I knew I had to make these Keto Sambal Pork Noodles the moment I saw them on Bon Appetit. They looked so incredible I wanted to make them immediately. I knew with just a few adjustments, these would make an amazing keto noodle dish. I’ve modified the original recipe to create this low carb version, packed with just as much sweet and spicy flavor! Seriously, they are just so good.
These flavorful keto sambal pork noodles are super easy to make and mostly use ingredients you probably have on hand. While there are quite a few substitutions from the original recipe, there are a couple of ingredients that are essential to keeping this one keto and low carb friendly.
Keto Friendly Noodles
These keto sambal pork noodles use shirataki (a low carb noodle substitute I adore and have written about before) and I’ve created two different styles. The shirataki used are a glass-noodle style which come tied up in little bunches. In one version, I untied the noodles to create a classic noodle dish. These get great sauce coverage but can clump together a little when combined with the sauce, as some shirataki tend to do. In another version, I kept the noodles tied-up in tiny bunches.

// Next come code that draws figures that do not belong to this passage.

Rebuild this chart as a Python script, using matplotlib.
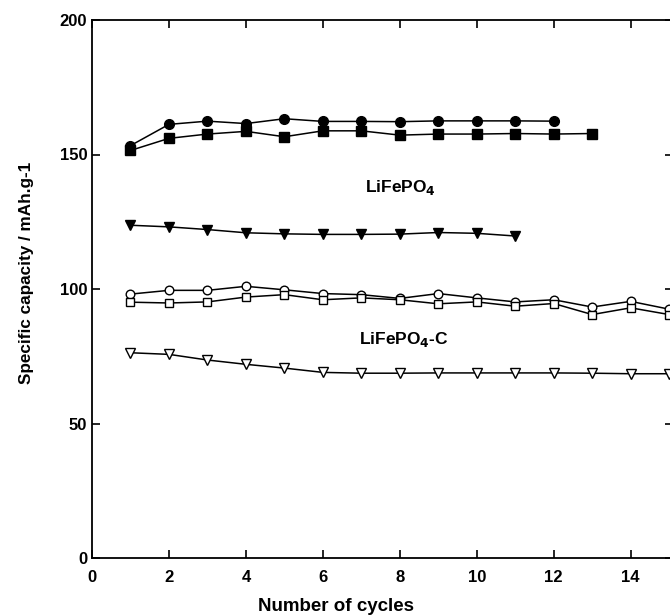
import numpy as np
import matplotlib.pyplot as plt

plt.rcParams['font.family'] = ['Liberation Sans', 'DejaVu Sans']
plt.rcParams['font.weight'] = 'bold'

# data
cycles_a = [1, 2, 3, 4, 5, 6, 7, 8, 9, 10, 11, 12]
lfp_circle = [153.3, 161.2, 162.4, 161.5, 163.3, 162.3, 162.3, 162.2, 162.5, 162.5, 162.5, 162.4]

cycles_b = [1, 2, 3, 4, 5, 6, 7, 8, 9, 10, 11, 12, 13]
lfp_square = [151.5, 156.0, 157.6, 158.6, 156.6, 158.8, 158.8, 157.2, 157.6, 157.6, 157.8, 157.6, 157.8]

cycles_c = [1, 2, 3, 4, 5, 6, 7, 8, 9, 10, 11]
lfp_tri = [123.7, 123.1, 122.1, 120.9, 120.5, 120.3, 120.3, 120.4, 121.0, 120.7, 119.7]

cycles_d = [1, 2, 3, 4, 5, 6, 7, 8, 9, 10, 11, 12, 13, 14, 15]
lfpc_circle = [98.1, 99.5, 99.5, 101.0, 99.7, 98.3, 97.9, 96.5, 98.3, 96.7, 95.2, 96.0, 93.3, 95.4, 92.5]
lfpc_square = [95.1, 94.8, 95.2, 97.0, 97.9, 96.0, 96.7, 96.0, 94.5, 95.2, 93.6, 94.6, 90.5, 93.0, 90.5]
lfpc_tri = [76.3, 75.7, 73.6, 72.0, 70.6, 69.0, 68.7, 68.7, 68.8, 68.8, 68.8, 68.8, 68.7, 68.5, 68.5]

fig = plt.figure(figsize=(6.7, 6.15), dpi=100)
ax = fig.add_axes([92/670, 57/615, 581/670, 538/615])

lw = 1.1
ax.plot(cycles_a, lfp_circle, 'k-', marker='o', ms=7, lw=lw)
ax.plot(cycles_b, lfp_square, 'k-', marker='s', ms=7, lw=lw)
ax.plot(cycles_c, lfp_tri, 'k-', marker='v', ms=7.5, lw=lw)
ax.plot(cycles_d, lfpc_circle, 'k-', marker='o', ms=6.2, lw=lw, mfc='white', mew=1)
ax.plot(cycles_d, lfpc_square, 'k-', marker='s', ms=6.2, lw=lw, mfc='white', mew=1)
ax.plot(cycles_d, lfpc_tri, 'k-', marker='v', ms=6.5, lw=lw, mfc='white', mew=1)

ax.text(7.1, 137.8, 'LiFePO$_\\mathbf{4}$', fontsize=12.5, fontweight='bold', va='center')
ax.text(6.95, 81.3, 'LiFePO$_\\mathbf{4}$-C', fontsize=12.5, fontweight='bold', va='center')

ax.set_xlim(0, 15.1)
ax.set_ylim(0, 200)
ax.set_xticks(np.arange(0, 15, 2))
ax.set_yticks([0, 50, 100, 150, 200])
ax.tick_params(direction='in', top=True, right=True, length=6, width=1.2, labelsize=12)
ax.tick_params(axis='x', pad=9)
for sp in ax.spines.values():
    sp.set_linewidth(1.3)

ax.set_xlabel('Number of cycles', fontsize=13.5, fontweight='bold')
ax.xaxis.set_label_coords(0.42, -0.075)
ax.set_ylabel('Specific capacity / mAh.g-1', fontsize=12.3, fontweight='bold')
ax.yaxis.set_label_coords(-0.10, 0.53)

plt.savefig('out.png', dpi=100)
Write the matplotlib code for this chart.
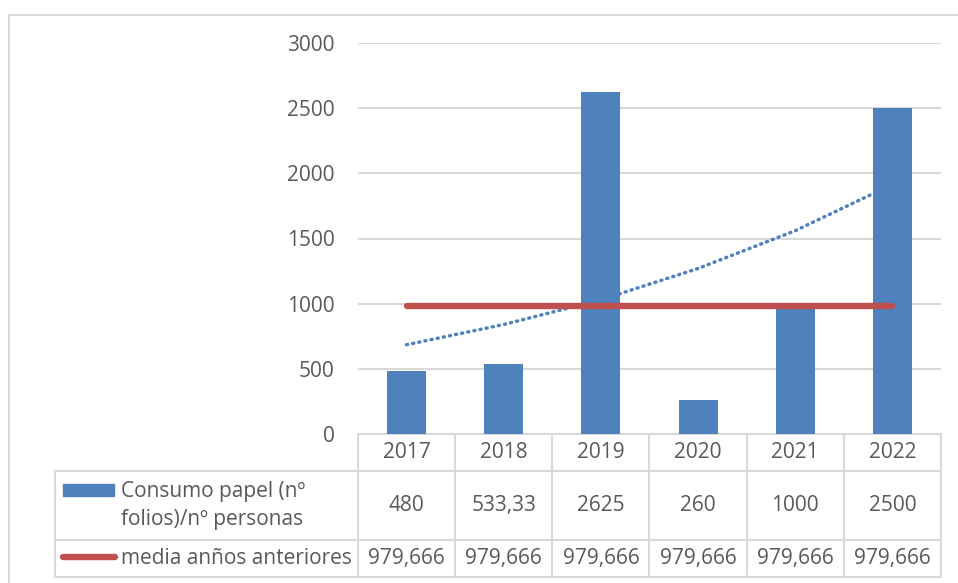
import matplotlib
matplotlib.use('Agg')

import matplotlib.pyplot as plt
from matplotlib.patches import Rectangle

plt.rcParams['font.family'] = ['Open Sans', 'DejaVu Sans']

# datos
years = ['2017', '2018', '2019', '2020', '2021', '2022']
consumo = [480, 533.33, 2625, 260, 1000, 2500]
consumo_txt = ['480', '533,33', '2625', '260', '1000', '2500']
media = [979.666, 979.666, 979.666, 979.666, 979.666, 979.666]
media_txt = ['979,666'] * 6
# linea de tendencia
tendencia = [685, 840, 1030, 1270, 1560, 1915]

BLUE = '#4F81BD'
RED = '#C0504D'
GRID = '#D9D9D9'
TXT = '#595959'

W, H = 958, 583
fig = plt.figure(figsize=(W / 100, H / 100), dpi=100)

# area del grafico en pixeles
x0, x1 = 358, 941
y_top, y_axis = 43, 434

ax = fig.add_axes([x0 / W, (H - y_axis) / H, (x1 - x0) / W, (y_axis - y_top) / H])
xs = list(range(len(years)))
ax.bar(xs, consumo, width=0.4, color=BLUE, zorder=2)
ax.plot(xs, tendencia, color=BLUE, lw=2.5, linestyle=(0, (0.3, 1.5)),
        dash_capstyle='round', zorder=3)
ax.plot(xs, media, color=RED, lw=4.6, solid_capstyle='round', zorder=4)

ax.set_xlim(-0.5, len(years) - 0.5)
ax.set_ylim(0, 3000)
ax.set_yticks(range(0, 3001, 500))
ax.set_xticks([])
ax.grid(axis='y', color=GRID, lw=1.5, zorder=0)
for s in ax.spines.values():
    s.set_visible(False)
ax.tick_params(axis='y', length=0, pad=17, labelsize=15, labelcolor=TXT)

# tabla de datos
axt = fig.add_axes([0, 0, 1, 1], zorder=-1)
axt.set_xlim(0, W)
axt.set_ylim(H, 0)
axt.axis('off')

# borde del area del grafico
axt.plot([9, 9, W], [H, 15, 15], color=GRID, lw=1.4)

colw = (x1 - x0) / len(years)
r0, r1, r2, r3 = y_axis, 471, 540, 577
xl = 55
lkw = dict(color=GRID, lw=1.5)
axt.plot([x0, x1], [r0, r0], **lkw)
for r in (r1, r2, r3):
    axt.plot([xl, x1], [r, r], **lkw)
axt.plot([xl, xl], [r1, r3], **lkw)
for i in range(len(years) + 1):
    xc = x0 + i * colw
    axt.plot([xc, xc], [r0, r3], **lkw)

for i, y in enumerate(years):
    cx = x0 + (i + 0.5) * colw
    axt.text(cx, (r0 + r1) / 2, y, ha='center', va='center', fontsize=15, color=TXT)
    axt.text(cx, (r1 + r2) / 2, consumo_txt[i], ha='center', va='center', fontsize=15, color=TXT)
    axt.text(cx, (r2 + r3) / 2, media_txt[i], ha='center', va='center', fontsize=15, color=TXT)

# leyenda dentro de la tabla
axt.add_patch(Rectangle((63, 484), 51, 12, color=BLUE))
axt.text(121, 491, 'Consumo papel (nº', ha='left', va='center', fontsize=15, color=TXT)
axt.text(121, 520, 'folios)/nº personas', ha='left', va='center', fontsize=15, color=TXT)
axt.plot([63, 115], [557, 557], color=RED, lw=4.6, solid_capstyle='round')
axt.text(121, (r2 + r3) / 2, 'media anños anteriores', ha='left', va='center',
         fontsize=15, color=TXT)

fig.savefig('out.png', dpi=100)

These also soak up the sauce well and give a little chewy texture in the middle of each bunch.
Sambal Oelek and Keto
The other essential ingredient is sambal oelek (or ulek). It’s an Indonesian chili paste, which is bright red in color and has a sharp taste. Also popular in neighboring regions such as Malaysia, Singapore and Sri Lanka; it uses very few ingredients, raw red chilis, vinegar and salt. There are loads of brands to choose from, so look for those without additives that have a low carb count. One of the most iconic brands and my personal favorite, is this one which literally contains zero grams of carbs. It lasts forever and is a handy condiment to have in the kitchen.
- extra virgin olive oil
- liquid artificial sweetener
- tomato paste (low carb)
- sambal oelek (this one is my favorite)
- tamari sauce (soy sauce alternative)
- rice vinegar (low carb)
- shirataki noodles
- kosher salt
Keto Sambal Pork Noodles
- 1 tbsp extra virgin olive oil
- 500 grams ground pork divided in half
- 4 cloves garlic thinly sliced
- 1 inch piece fresh ginger peeled and thinly sliced
- liquid artificial sweetener to taste
- 1 tbsp tomato paste low carb
- 2 whole basil leaves extra for garnish
- 2 tbsp sambal oelek
- 2 tbsp tamari sauce soy sauce alternative
- 2 tbsp rice vinegar low carb
- 1 cup water
- 1 pinch kosher salt
- 1 tbsp unsalted butter optional
Prep by slicing your garlic and ginger in advance.
Put a large pot on your cooktop and heat up the olive oil at a medium-high temperature until shimmering.
Take half of the ground pork and breaking it off into large pieces, placing them around the base of the pot. Leave this undisturbed and cook for about 5 minutes, until the pork is brown and crispy underneath.
When browned on the bottom side, turn over each of the pork pieces. Cook for another 5 minutes until this side is also brown and crispy.
Add the garlic, ginger and artificial sweetener to the pot and stir.
Add the remaining pork to the pot, breaking it up in the pot with a spatula. Cook for another 5 minutes, stirring occasionally, until all the meat is cooked through.
Add the tomato paste and whole basil leaves to the pot. Combine the ingredients and cook for about 2 minutes, the tomato paste should start to darken.
Add the sambal oelek, tamari sauce, rice vinegar and water. Stir and bring to a simmer before reducing the heat to low. Leave uncovered to cook for 30-40 minutes. The sauce will thicken.
While the sauce is cooking, prepare your shirataki noodles. Remove from the packaging, place in a colander and wash thoroughly under running water.
Add the noodles to boiling water with a pinch of salt and cook for 2-3 minutes. The noodles will whistle as they are cooking. Strain and set aside.
When the sauce is ready, add the noodles to the pot and combine. For extra richness, add the butter while combining. Stir until the noodles are coated in sauce.
Serve hot with fresh basil leaves on top. While leftovers will keep, the shirataki taste best when first cooked, rather than reheated.